Kazanın Orta Doğu’daki güç dengelerini değiştirip değiştirmeyeceğine ilişkin de Dr. Kalay, “Olayın İran tarafından tamamen kaza olduğunun tespit edilmesi ve İsrail’in oluşacak iktidar boşluğu ve seçim sürecini kendi lehine çevirmeye çalışmaması en olumlu senaryo olacaktır. Daha kötü senaryo ise İsrail’in bölgede daha proaktif davranmaya başlaması ve İran’la olan gerginliğin daha da artması durumunda Tahran, tavrını sertleştirebilir.” şeklinde değerlendirmede bulundu.
İsrail tarafından olayla ilişkili olmadıkları açıklaması…

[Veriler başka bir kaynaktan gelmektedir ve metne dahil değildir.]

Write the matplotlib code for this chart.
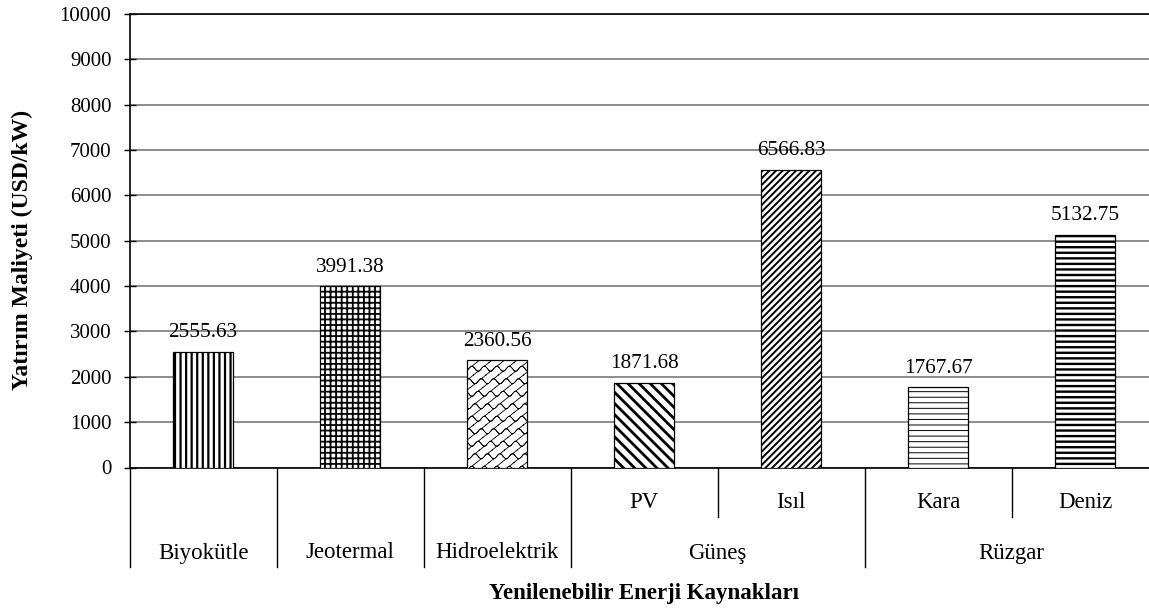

Cumhurbaşkanı Erdoğan’ın olaya ilişkin derin üzüntülerini belirtirken, Dışişleri Bakanı Hakan Fidan resmi X hesabından “Dost ve kardeş İran halkının derin acısını paylaşıyor, hayatlarını kaybedenlere Allah’tan rahmet, kederli ailelerine başsağlığı diliyorum. Bölgemizin içinde bulunduğu kritik dönemde kendisiyle yakın mesai yapma fırsatı bulduğum Abdullahiyan’ın ülkelerimiz arasındaki ikili ilişkileri daha da güçlendirmeye yönelik katkılarını hayırla yâd ediyorum” paylaşımını yaptığını hatırlatan Dr. Kalay, “Rusya, Azerbaycan, Çin, Mısır, Suriye, Irak, Ürdün, Birleşik Arap Emirlikleri, Belarus liderleri ve Avrupa Konseyi Başkanı taziyelerini ve üzüntülerini bildirirken, Pakistan ve Ürdün yas ilan etti. Hamas ise Reisi’nin ölümünü “kayıp” olarak değerlendirdi. İsrail tarafından olayla ilişkili olmadıkları açıklaması yapılması ve İran’ın kaza ihtimaline ağırlık vermesi, şimdilik bölgede gerginliği arttıracak bir durum olmadığını gösteriyor.” şeklinde sözlerini tamamladı.